[SOURCE MATERIAL]
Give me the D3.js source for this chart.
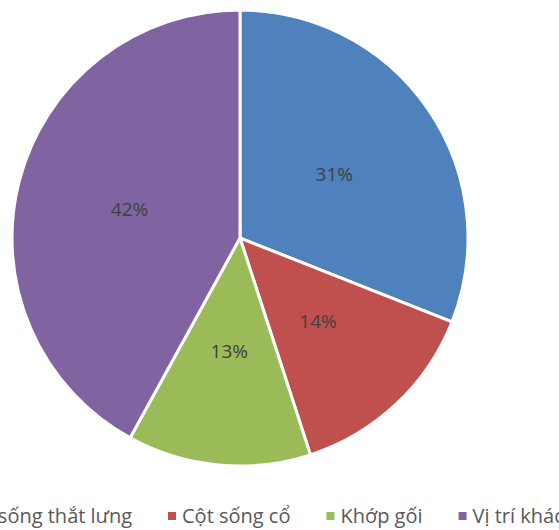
<!DOCTYPE html>
<html><head><meta charset="utf-8">
<script src="https://cdn.jsdelivr.net/npm/d3@7"></script>
<style>body{margin:0;background:#fff}svg{display:block}</style>
</head><body>
<script>
const categories = ["Cột sống thắt lưng", "Cột sống cổ", "Khớp gối", "Vị trí khác"];
const values = [31, 14, 13, 42];
const colors = ["#4F81BD", "#C0504D", "#9BBB59", "#8064A2"];

const W = 559, H = 530;
const svg = d3.select("body").append("svg").attr("width", W).attr("height", H);
const cx = 240, cy = 238, R = 228;

const pie = d3.pie().sort(null).value(d => d)(values);
const arc = d3.arc().innerRadius(0).outerRadius(R);
const g = svg.append("g").attr("transform", `translate(${cx},${cy})`);
g.selectAll("path").data(pie).join("path")
  .attr("d", arc).attr("fill", (d, i) => colors[i])
  .attr("stroke", "#fff").attr("stroke-width", 3).attr("stroke-linejoin", "miter");

const labelArc = d3.arc().innerRadius(R * 0.5).outerRadius(R * 0.5);
g.selectAll("text").data(pie).join("text")
  .attr("transform", d => `translate(${labelArc.centroid(d)})`)
  .attr("text-anchor", "middle").attr("dy", "0.35em")
  .attr("font-family", "'Open Sans', sans-serif").attr("font-size", 19)
  .attr("fill", "#404040")
  .text(d => d.value + "%");

// legend
const lg = svg.append("g").attr("transform", `translate(0,523)`);
const items = lg.selectAll("g").data(categories).join("g");
items.append("rect").attr("width", 8).attr("height", 8).attr("y", -11)
  .attr("fill", (d, i) => colors[i]);
items.append("text").attr("x", 14)
  .attr("font-family", "'Open Sans', sans-serif").attr("font-size", 20)
  .attr("fill", "#595959").text(d => d);
let x = 0; const gap = 36; const xs = [];
items.each(function () {
  xs.push(x);
  x += 14 + this.querySelector("text").getComputedTextLength() + gap;
});
const offset = 168 - xs[1];
items.attr("transform", (d, i) => `translate(${xs[i] + offset},0)`);
</script>
</body></html>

[SHORT PROBLEM] Reproduce the full listing faithfully, but do not carry over any pictures.

[ANSWER TO THIS EXERCISE]
Give me the D3.js source for this chart.
<!DOCTYPE html>
<html><head><meta charset="utf-8">
<script src="https://cdn.jsdelivr.net/npm/d3@7"></script>
<style>body{margin:0;background:#fff}svg{display:block}</style>
</head><body>
<script>
const categories = ["Cột sống thắt lưng", "Cột sống cổ", "Khớp gối", "Vị trí khác"];
const values = [31, 14, 13, 42];
const colors = ["#4F81BD", "#C0504D", "#9BBB59", "#8064A2"];

const W = 559, H = 530;
const svg = d3.select("body").append("svg").attr("width", W).attr("height", H);
const cx = 240, cy = 238, R = 228;

const pie = d3.pie().sort(null).value(d => d)(values);
const arc = d3.arc().innerRadius(0).outerRadius(R);
const g = svg.append("g").attr("transform", `translate(${cx},${cy})`);
g.selectAll("path").data(pie).join("path")
  .attr("d", arc).attr("fill", (d, i) => colors[i])
  .attr("stroke", "#fff").attr("stroke-width", 3).attr("stroke-linejoin", "miter");

const labelArc = d3.arc().innerRadius(R * 0.5).outerRadius(R * 0.5);
g.selectAll("text").data(pie).join("text")
  .attr("transform", d => `translate(${labelArc.centroid(d)})`)
  .attr("text-anchor", "middle").attr("dy", "0.35em")
  .attr("font-family", "'Open Sans', sans-serif").attr("font-size", 19)
  .attr("fill", "#404040")
  .text(d => d.value + "%");

// legend
const lg = svg.append("g").attr("transform", `translate(0,523)`);
const items = lg.selectAll("g").data(categories).join("g");
items.append("rect").attr("width", 8).attr("height", 8).attr("y", -11)
  .attr("fill", (d, i) => colors[i]);
items.append("text").attr("x", 14)
  .attr("font-family", "'Open Sans', sans-serif").attr("font-size", 20)
  .attr("fill", "#595959").text(d => d);
let x = 0; const gap = 36; const xs = [];
items.each(function () {
  xs.push(x);
  x += 14 + this.querySelector("text").getComputedTextLength() + gap;
});
const offset = 168 - xs[1];
items.attr("transform", (d, i) => `translate(${xs[i] + offset},0)`);
</script>
</body></html>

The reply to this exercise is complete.